───── Dataset excerpt

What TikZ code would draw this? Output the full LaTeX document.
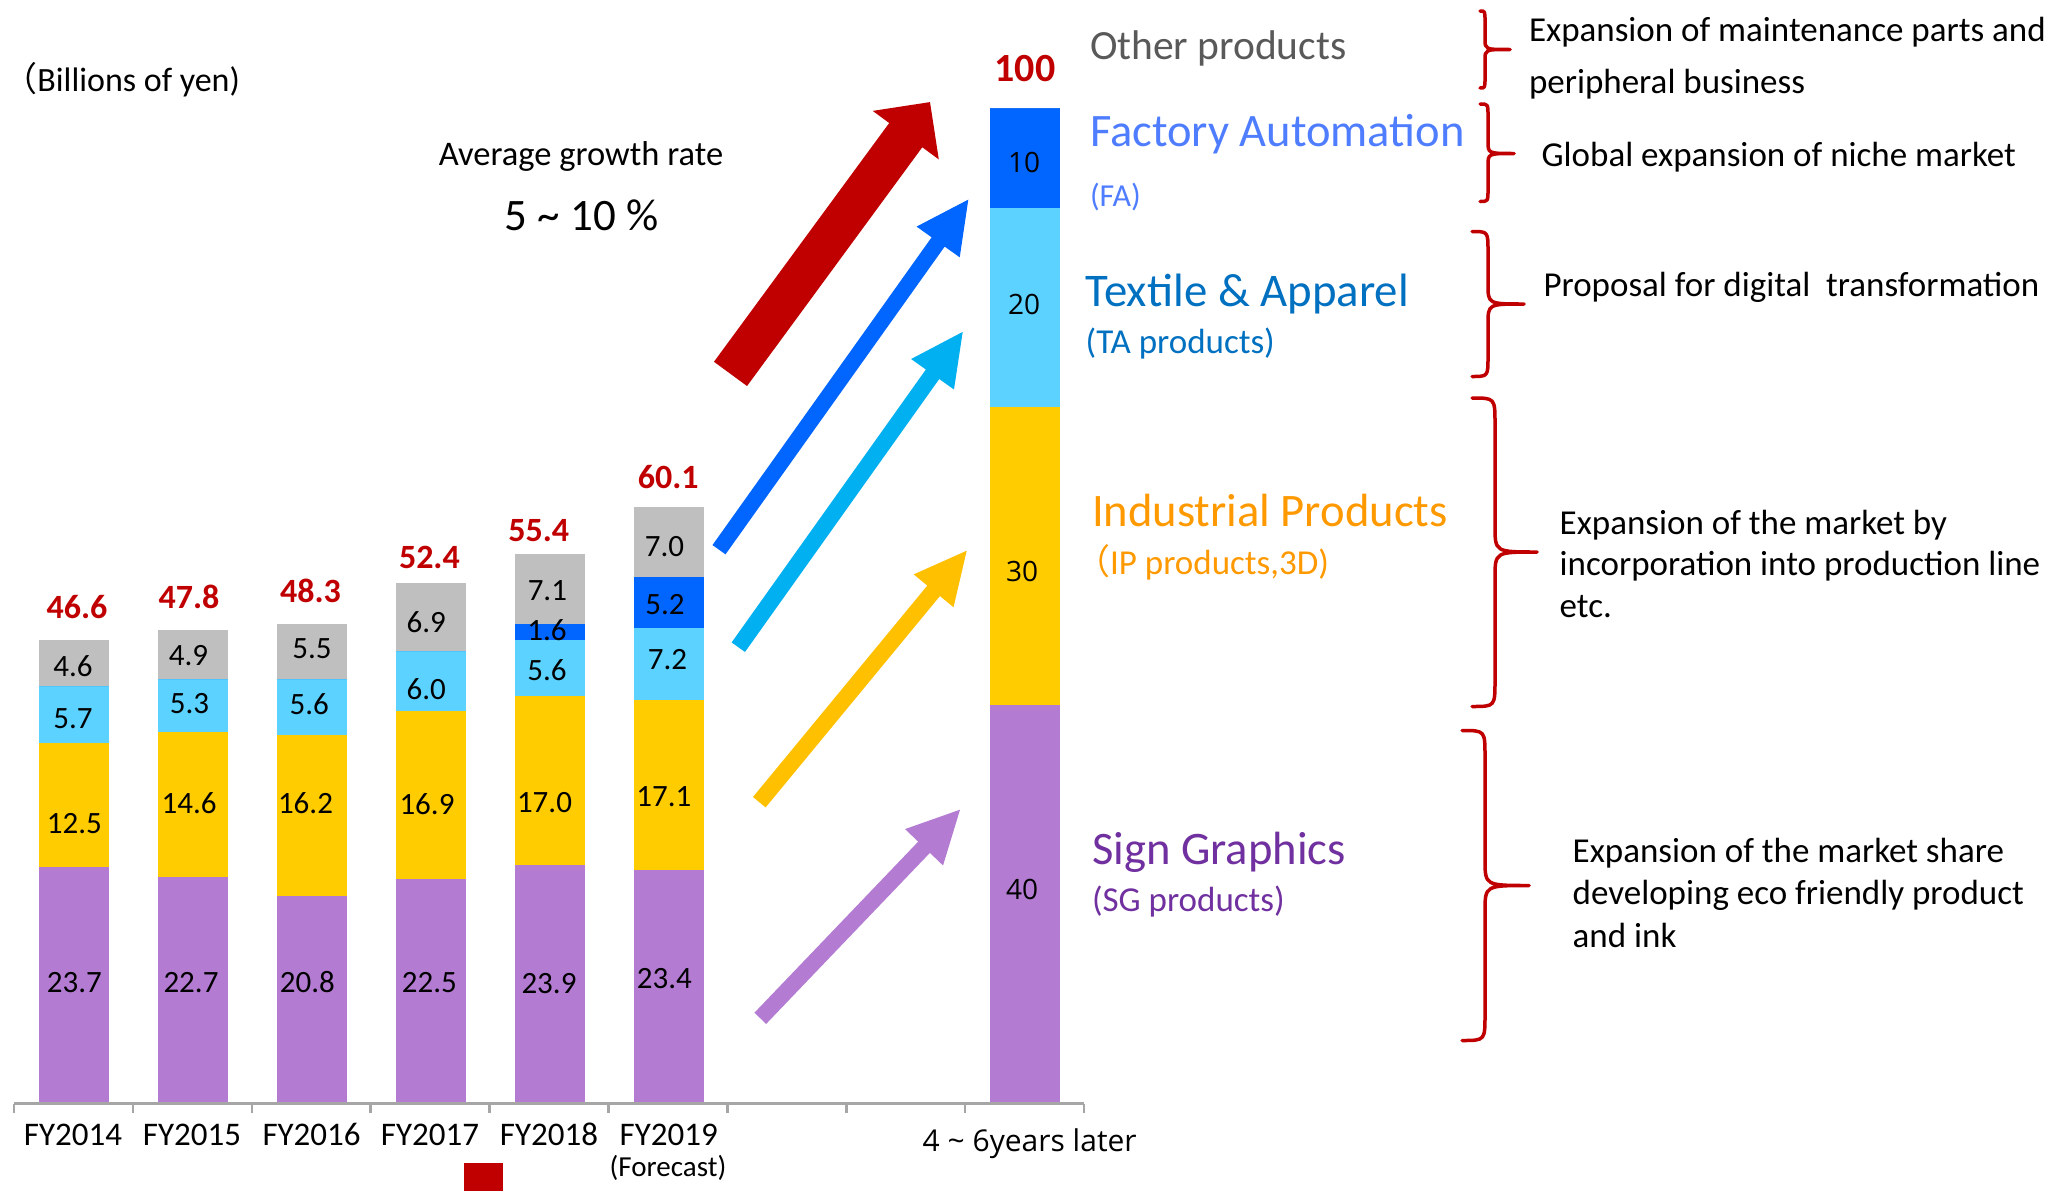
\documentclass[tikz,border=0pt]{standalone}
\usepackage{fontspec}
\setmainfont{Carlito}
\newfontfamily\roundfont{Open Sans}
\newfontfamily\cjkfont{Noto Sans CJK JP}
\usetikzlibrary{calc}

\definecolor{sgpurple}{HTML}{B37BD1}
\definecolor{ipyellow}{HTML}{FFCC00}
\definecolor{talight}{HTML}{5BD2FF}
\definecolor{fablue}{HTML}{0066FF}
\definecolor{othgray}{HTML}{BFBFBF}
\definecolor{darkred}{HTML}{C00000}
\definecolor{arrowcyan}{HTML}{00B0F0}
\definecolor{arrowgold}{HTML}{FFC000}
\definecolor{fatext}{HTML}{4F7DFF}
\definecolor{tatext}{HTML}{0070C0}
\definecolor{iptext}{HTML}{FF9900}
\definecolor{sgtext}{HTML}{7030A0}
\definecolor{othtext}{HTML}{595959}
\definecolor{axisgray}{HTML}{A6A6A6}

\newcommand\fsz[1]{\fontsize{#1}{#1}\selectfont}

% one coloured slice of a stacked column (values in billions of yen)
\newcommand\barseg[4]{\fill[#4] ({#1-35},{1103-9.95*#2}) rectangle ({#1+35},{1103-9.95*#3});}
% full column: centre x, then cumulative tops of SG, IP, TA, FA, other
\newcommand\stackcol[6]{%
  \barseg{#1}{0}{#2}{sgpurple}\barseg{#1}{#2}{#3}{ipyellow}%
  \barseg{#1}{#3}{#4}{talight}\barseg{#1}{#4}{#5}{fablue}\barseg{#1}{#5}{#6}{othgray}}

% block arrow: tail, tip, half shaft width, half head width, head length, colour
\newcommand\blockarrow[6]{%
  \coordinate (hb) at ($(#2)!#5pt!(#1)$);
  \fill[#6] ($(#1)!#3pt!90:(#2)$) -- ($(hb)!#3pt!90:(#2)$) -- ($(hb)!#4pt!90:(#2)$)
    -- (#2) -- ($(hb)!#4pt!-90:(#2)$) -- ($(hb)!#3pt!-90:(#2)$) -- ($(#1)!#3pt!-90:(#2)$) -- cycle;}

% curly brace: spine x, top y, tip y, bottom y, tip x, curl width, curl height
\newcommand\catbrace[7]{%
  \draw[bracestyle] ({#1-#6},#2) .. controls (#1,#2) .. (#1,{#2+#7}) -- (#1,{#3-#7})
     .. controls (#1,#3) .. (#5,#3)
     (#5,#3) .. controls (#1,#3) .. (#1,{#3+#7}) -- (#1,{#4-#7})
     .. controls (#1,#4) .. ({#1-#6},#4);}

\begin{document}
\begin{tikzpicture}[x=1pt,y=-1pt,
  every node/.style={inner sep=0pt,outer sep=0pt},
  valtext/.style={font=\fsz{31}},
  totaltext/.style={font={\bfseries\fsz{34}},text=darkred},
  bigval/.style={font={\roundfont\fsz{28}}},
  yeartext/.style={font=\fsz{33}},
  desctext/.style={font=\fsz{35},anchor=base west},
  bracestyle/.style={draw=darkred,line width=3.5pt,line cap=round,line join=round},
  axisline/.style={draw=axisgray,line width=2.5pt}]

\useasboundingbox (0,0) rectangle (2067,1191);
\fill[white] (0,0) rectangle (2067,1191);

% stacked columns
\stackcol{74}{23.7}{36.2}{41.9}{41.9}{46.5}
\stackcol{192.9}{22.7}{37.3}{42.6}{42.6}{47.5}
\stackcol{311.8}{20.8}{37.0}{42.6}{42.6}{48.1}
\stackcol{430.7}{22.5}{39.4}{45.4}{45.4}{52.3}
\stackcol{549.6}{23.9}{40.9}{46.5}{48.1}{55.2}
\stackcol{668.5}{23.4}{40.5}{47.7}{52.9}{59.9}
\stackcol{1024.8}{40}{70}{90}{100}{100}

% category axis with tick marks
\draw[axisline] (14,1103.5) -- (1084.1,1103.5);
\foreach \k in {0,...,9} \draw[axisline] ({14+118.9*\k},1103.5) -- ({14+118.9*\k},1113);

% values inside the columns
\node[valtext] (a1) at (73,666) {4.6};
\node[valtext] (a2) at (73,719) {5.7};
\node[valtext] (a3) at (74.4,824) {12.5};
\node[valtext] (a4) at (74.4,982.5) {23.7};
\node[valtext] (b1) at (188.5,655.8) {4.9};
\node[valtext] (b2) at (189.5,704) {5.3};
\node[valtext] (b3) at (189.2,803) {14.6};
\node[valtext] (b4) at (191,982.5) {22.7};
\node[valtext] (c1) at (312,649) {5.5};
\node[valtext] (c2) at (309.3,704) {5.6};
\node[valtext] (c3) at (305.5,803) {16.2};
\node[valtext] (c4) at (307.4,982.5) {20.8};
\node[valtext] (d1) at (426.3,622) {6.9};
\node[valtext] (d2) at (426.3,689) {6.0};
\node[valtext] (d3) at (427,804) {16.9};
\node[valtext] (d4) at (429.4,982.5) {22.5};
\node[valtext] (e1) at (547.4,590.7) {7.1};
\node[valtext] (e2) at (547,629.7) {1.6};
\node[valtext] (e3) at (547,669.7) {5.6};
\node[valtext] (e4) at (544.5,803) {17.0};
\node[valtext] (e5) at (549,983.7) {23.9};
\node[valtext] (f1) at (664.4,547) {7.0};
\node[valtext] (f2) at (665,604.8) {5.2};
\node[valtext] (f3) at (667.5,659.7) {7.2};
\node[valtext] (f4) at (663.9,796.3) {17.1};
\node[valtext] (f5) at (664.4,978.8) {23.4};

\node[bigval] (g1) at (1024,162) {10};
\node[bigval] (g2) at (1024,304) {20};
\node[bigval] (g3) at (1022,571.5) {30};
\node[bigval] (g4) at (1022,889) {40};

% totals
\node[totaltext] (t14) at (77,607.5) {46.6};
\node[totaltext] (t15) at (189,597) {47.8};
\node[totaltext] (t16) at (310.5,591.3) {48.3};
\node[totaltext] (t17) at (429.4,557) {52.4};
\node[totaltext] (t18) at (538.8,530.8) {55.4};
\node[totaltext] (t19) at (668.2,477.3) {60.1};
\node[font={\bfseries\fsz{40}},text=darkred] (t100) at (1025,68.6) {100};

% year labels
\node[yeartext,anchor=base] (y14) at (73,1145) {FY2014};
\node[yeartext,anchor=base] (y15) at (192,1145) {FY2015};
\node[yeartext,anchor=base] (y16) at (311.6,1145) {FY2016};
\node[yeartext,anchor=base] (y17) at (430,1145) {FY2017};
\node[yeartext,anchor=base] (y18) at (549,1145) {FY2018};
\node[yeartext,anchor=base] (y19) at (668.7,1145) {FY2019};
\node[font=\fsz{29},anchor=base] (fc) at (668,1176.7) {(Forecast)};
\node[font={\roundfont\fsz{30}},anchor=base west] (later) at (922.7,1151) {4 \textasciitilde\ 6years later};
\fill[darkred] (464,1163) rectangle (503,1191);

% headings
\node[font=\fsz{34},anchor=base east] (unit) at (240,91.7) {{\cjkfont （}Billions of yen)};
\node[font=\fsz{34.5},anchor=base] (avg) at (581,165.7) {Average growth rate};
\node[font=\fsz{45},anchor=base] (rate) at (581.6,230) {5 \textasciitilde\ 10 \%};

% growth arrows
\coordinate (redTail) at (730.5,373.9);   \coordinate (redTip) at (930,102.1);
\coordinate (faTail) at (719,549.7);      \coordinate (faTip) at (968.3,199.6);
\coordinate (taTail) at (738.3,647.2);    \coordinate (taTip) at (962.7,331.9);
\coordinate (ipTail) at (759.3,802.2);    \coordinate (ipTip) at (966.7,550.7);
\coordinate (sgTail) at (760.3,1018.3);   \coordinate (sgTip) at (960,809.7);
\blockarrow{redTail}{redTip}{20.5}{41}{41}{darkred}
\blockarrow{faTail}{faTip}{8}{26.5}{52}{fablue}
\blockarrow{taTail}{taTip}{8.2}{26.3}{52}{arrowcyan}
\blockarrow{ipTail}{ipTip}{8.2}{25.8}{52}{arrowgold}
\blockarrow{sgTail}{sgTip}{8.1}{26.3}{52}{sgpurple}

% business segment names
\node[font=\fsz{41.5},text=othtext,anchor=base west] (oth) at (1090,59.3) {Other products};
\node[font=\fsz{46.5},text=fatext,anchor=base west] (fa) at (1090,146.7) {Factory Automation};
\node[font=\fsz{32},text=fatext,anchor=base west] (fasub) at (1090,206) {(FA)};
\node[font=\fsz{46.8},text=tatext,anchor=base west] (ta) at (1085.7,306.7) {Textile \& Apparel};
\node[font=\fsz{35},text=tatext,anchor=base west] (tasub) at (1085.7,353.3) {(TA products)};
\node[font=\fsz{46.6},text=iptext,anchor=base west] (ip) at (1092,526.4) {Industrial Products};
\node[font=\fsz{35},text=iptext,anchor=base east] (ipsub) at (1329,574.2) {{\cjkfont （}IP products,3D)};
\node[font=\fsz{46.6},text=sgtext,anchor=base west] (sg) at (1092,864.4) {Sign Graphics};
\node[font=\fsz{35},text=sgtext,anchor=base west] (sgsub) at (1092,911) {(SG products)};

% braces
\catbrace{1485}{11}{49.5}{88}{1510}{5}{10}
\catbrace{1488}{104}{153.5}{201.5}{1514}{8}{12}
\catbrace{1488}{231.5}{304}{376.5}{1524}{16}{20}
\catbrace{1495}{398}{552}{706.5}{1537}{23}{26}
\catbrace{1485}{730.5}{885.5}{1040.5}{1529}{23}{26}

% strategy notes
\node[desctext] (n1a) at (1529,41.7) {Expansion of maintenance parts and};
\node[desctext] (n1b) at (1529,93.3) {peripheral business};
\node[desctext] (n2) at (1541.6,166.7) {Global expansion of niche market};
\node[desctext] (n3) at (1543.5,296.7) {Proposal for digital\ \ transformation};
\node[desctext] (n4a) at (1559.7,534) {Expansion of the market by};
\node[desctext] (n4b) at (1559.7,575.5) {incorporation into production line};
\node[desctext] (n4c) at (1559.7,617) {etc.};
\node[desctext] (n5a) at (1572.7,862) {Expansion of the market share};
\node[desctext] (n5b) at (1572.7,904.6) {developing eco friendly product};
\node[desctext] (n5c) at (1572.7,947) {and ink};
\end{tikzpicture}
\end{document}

──────────

▸ **To do**:
Leave out the pictures, then repeat the listing above exactly from its first line to the line with "controls (#1,#4) ..", inclusive.

▸ **Problem solution**:
What TikZ code would draw this? Output the full LaTeX document.
\documentclass[tikz,border=0pt]{standalone}
\usepackage{fontspec}
\setmainfont{Carlito}
\newfontfamily\roundfont{Open Sans}
\newfontfamily\cjkfont{Noto Sans CJK JP}
\usetikzlibrary{calc}

\definecolor{sgpurple}{HTML}{B37BD1}
\definecolor{ipyellow}{HTML}{FFCC00}
\definecolor{talight}{HTML}{5BD2FF}
\definecolor{fablue}{HTML}{0066FF}
\definecolor{othgray}{HTML}{BFBFBF}
\definecolor{darkred}{HTML}{C00000}
\definecolor{arrowcyan}{HTML}{00B0F0}
\definecolor{arrowgold}{HTML}{FFC000}
\definecolor{fatext}{HTML}{4F7DFF}
\definecolor{tatext}{HTML}{0070C0}
\definecolor{iptext}{HTML}{FF9900}
\definecolor{sgtext}{HTML}{7030A0}
\definecolor{othtext}{HTML}{595959}
\definecolor{axisgray}{HTML}{A6A6A6}

\newcommand\fsz[1]{\fontsize{#1}{#1}\selectfont}

% one coloured slice of a stacked column (values in billions of yen)
\newcommand\barseg[4]{\fill[#4] ({#1-35},{1103-9.95*#2}) rectangle ({#1+35},{1103-9.95*#3});}
% full column: centre x, then cumulative tops of SG, IP, TA, FA, other
\newcommand\stackcol[6]{%
  \barseg{#1}{0}{#2}{sgpurple}\barseg{#1}{#2}{#3}{ipyellow}%
  \barseg{#1}{#3}{#4}{talight}\barseg{#1}{#4}{#5}{fablue}\barseg{#1}{#5}{#6}{othgray}}

% block arrow: tail, tip, half shaft width, half head width, head length, colour
\newcommand\blockarrow[6]{%
  \coordinate (hb) at ($(#2)!#5pt!(#1)$);
  \fill[#6] ($(#1)!#3pt!90:(#2)$) -- ($(hb)!#3pt!90:(#2)$) -- ($(hb)!#4pt!90:(#2)$)
    -- (#2) -- ($(hb)!#4pt!-90:(#2)$) -- ($(hb)!#3pt!-90:(#2)$) -- ($(#1)!#3pt!-90:(#2)$) -- cycle;}

% curly brace: spine x, top y, tip y, bottom y, tip x, curl width, curl height
\newcommand\catbrace[7]{%
  \draw[bracestyle] ({#1-#6},#2) .. controls (#1,#2) .. (#1,{#2+#7}) -- (#1,{#3-#7})
     .. controls (#1,#3) .. (#5,#3)
     (#5,#3) .. controls (#1,#3) .. (#1,{#3+#7}) -- (#1,{#4-#7})
     .. controls (#1,#4) .. ({#1-#6},#4);}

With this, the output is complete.